OBJECTIVE: In the entries below, find the line containing "Reproduce this chart with Altair." and the line containing "import pandas as pd". Copy those two lines and everything between them exactly, without the pictures.

EXTRACTED RECORDS:
= = = =
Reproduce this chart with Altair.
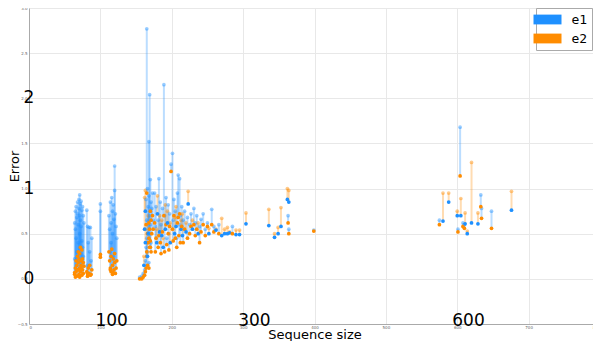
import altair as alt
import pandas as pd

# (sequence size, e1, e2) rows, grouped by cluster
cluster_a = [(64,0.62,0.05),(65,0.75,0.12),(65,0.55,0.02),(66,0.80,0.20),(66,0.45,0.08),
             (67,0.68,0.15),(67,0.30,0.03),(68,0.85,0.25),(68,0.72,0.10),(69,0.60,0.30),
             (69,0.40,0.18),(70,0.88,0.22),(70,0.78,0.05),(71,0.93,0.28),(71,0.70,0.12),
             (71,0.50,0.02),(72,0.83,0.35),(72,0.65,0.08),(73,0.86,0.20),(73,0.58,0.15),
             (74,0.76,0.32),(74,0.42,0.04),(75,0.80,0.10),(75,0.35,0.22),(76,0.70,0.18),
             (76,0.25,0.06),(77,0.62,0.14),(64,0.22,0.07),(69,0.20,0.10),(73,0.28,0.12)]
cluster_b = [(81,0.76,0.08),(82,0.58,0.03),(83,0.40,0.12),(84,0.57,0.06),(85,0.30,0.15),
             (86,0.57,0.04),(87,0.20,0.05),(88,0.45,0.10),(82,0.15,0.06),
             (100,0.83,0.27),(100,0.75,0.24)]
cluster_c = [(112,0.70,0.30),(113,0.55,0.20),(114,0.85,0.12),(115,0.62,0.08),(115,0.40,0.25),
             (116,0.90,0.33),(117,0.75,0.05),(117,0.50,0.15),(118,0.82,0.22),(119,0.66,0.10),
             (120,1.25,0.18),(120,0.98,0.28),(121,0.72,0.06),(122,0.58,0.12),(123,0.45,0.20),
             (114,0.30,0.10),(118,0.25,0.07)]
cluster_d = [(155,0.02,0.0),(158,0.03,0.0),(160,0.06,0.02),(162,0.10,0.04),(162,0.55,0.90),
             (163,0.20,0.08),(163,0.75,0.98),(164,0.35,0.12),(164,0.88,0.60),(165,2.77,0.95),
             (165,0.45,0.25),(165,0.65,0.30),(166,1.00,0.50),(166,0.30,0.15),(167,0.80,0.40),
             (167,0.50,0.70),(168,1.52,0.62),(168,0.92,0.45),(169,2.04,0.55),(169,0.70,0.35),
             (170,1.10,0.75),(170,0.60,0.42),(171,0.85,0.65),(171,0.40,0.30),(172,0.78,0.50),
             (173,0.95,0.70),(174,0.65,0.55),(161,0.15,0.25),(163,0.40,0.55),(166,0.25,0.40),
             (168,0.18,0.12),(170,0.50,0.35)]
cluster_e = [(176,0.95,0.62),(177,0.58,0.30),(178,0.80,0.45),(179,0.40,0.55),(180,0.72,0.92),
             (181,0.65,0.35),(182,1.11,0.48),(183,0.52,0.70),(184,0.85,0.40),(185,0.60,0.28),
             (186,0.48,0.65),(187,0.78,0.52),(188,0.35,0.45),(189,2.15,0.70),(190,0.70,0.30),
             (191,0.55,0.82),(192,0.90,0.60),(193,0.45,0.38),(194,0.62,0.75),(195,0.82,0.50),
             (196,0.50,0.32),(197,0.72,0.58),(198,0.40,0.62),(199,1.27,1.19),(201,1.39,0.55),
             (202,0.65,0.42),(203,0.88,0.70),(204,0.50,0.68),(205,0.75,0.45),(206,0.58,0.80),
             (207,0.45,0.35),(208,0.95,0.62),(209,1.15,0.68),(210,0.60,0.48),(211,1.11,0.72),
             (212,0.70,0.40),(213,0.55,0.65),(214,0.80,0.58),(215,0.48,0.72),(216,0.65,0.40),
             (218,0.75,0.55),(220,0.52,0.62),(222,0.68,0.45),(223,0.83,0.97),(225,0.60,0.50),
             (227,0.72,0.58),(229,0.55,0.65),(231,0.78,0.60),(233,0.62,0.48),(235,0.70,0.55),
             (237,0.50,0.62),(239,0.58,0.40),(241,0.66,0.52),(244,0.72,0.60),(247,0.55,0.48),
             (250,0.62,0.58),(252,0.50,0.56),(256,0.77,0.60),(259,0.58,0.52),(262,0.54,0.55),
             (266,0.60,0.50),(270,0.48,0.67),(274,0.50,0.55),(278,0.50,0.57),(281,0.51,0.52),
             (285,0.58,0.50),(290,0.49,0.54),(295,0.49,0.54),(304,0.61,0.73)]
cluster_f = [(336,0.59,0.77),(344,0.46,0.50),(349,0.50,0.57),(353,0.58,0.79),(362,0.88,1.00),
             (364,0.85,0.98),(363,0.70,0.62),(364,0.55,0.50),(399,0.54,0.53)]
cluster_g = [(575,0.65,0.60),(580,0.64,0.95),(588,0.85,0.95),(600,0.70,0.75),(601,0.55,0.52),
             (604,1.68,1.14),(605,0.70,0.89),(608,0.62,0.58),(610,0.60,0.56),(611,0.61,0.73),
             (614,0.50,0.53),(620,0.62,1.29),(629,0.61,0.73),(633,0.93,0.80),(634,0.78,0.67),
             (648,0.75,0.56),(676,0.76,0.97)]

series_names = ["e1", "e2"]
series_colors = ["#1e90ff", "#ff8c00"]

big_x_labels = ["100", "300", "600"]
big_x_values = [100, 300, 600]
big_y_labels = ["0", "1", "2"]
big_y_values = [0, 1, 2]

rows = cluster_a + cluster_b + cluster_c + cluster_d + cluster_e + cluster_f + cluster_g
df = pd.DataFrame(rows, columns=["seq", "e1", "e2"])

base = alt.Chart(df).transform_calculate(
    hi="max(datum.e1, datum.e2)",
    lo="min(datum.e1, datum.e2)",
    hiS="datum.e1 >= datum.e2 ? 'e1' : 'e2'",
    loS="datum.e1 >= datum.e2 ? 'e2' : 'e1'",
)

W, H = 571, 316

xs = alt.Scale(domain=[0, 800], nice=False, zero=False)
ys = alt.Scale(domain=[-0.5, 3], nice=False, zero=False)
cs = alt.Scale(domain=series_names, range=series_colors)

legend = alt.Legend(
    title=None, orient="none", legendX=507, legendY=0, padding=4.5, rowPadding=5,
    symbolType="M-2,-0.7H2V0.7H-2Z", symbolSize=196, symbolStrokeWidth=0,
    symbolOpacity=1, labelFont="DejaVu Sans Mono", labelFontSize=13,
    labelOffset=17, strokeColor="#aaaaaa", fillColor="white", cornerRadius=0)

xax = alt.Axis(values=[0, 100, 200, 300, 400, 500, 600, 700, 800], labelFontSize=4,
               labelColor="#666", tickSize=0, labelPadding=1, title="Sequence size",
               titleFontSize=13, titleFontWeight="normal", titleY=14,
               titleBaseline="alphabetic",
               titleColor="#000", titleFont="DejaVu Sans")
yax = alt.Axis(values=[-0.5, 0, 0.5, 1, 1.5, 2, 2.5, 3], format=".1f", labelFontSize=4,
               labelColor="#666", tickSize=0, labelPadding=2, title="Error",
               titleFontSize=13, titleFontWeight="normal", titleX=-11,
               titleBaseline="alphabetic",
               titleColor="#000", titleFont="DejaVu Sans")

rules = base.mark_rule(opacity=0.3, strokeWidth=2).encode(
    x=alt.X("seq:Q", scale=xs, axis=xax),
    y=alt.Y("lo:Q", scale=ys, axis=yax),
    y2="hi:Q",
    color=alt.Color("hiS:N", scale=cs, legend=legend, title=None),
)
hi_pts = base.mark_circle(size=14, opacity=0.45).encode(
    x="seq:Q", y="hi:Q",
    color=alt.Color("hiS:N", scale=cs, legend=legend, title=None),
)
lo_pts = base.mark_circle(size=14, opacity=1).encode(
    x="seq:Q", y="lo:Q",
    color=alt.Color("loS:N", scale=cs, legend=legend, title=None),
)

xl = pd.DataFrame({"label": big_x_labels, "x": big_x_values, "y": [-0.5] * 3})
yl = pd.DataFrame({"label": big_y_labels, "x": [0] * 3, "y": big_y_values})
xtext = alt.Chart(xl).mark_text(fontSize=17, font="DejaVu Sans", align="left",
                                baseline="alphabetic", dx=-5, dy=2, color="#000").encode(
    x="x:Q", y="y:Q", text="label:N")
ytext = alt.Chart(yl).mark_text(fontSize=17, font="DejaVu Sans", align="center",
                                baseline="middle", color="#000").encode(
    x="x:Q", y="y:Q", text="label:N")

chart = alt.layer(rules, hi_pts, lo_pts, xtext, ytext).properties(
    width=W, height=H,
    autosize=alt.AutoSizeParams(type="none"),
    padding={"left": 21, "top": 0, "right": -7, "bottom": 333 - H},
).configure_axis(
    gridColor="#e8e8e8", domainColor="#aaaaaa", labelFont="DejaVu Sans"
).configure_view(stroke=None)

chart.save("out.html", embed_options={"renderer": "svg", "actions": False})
= = = =
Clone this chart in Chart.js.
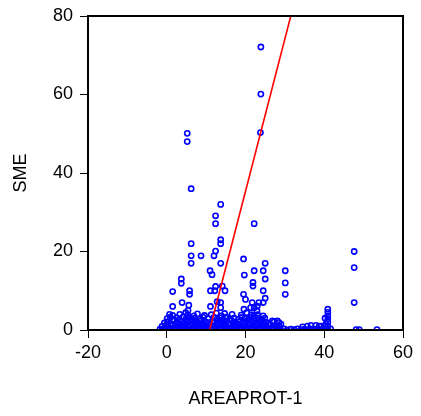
= = = =
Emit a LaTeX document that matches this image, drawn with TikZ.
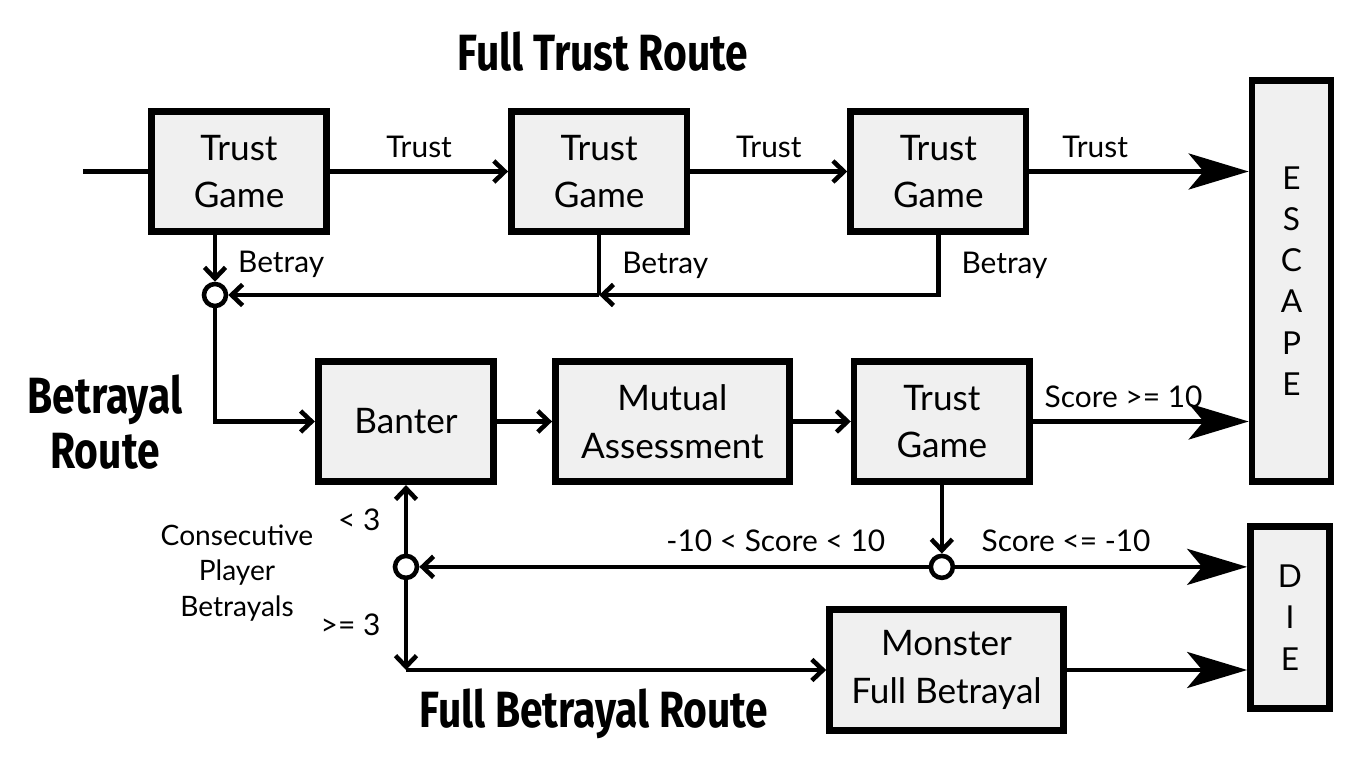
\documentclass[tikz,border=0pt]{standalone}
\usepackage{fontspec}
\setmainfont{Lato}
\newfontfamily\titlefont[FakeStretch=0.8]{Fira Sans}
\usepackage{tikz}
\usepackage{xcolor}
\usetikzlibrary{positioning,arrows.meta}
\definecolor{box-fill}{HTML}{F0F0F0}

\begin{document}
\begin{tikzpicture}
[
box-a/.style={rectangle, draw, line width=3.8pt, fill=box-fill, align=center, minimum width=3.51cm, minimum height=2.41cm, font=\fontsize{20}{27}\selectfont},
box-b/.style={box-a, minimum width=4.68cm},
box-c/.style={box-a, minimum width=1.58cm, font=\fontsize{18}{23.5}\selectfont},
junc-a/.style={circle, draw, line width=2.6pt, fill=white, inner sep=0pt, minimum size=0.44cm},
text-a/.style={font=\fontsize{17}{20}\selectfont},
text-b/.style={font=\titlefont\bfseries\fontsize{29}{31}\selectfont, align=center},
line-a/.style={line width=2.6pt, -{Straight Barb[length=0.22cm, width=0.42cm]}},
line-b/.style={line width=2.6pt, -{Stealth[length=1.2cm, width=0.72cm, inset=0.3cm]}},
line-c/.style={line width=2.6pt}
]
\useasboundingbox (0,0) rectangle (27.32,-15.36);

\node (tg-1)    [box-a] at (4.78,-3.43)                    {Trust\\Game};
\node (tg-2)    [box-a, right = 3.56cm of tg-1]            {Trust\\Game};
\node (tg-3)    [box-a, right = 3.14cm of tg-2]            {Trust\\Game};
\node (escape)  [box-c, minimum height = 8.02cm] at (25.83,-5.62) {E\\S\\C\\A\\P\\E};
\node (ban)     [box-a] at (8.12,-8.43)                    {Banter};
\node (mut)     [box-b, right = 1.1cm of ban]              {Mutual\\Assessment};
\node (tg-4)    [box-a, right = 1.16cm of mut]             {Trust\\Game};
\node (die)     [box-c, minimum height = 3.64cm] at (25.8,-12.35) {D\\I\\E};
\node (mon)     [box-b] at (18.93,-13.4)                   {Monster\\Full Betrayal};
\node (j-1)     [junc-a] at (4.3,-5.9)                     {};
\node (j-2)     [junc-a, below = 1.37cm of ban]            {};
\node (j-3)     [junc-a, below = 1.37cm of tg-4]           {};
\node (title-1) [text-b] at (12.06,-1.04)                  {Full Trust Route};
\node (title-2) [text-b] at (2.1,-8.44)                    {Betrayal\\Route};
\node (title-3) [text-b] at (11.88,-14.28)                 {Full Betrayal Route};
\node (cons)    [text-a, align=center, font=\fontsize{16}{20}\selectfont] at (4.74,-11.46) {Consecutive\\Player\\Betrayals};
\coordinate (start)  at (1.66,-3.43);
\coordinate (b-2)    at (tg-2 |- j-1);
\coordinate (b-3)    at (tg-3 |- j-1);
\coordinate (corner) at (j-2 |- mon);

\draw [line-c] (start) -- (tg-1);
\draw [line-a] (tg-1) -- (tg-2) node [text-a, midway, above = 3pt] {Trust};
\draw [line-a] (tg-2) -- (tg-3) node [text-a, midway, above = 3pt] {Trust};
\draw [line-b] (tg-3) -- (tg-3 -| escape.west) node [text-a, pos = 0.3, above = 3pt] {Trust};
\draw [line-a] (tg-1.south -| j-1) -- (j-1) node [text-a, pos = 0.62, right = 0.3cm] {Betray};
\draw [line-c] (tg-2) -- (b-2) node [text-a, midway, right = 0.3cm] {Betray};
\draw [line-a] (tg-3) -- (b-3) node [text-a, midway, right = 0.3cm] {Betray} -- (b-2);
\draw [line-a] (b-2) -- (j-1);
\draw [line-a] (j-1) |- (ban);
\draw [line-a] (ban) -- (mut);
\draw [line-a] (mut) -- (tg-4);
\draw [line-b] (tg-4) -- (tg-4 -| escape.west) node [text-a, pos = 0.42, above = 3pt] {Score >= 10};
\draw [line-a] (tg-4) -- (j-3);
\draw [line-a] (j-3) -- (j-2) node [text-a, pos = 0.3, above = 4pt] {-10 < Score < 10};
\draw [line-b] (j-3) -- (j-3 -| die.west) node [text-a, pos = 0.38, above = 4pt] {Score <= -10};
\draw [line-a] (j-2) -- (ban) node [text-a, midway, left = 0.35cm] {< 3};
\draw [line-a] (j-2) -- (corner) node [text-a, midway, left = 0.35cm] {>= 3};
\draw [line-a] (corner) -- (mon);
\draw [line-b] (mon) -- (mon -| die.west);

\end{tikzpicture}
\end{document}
= = = =
WORKED ANSWER:
Reproduce this chart with Altair.
import altair as alt
import pandas as pd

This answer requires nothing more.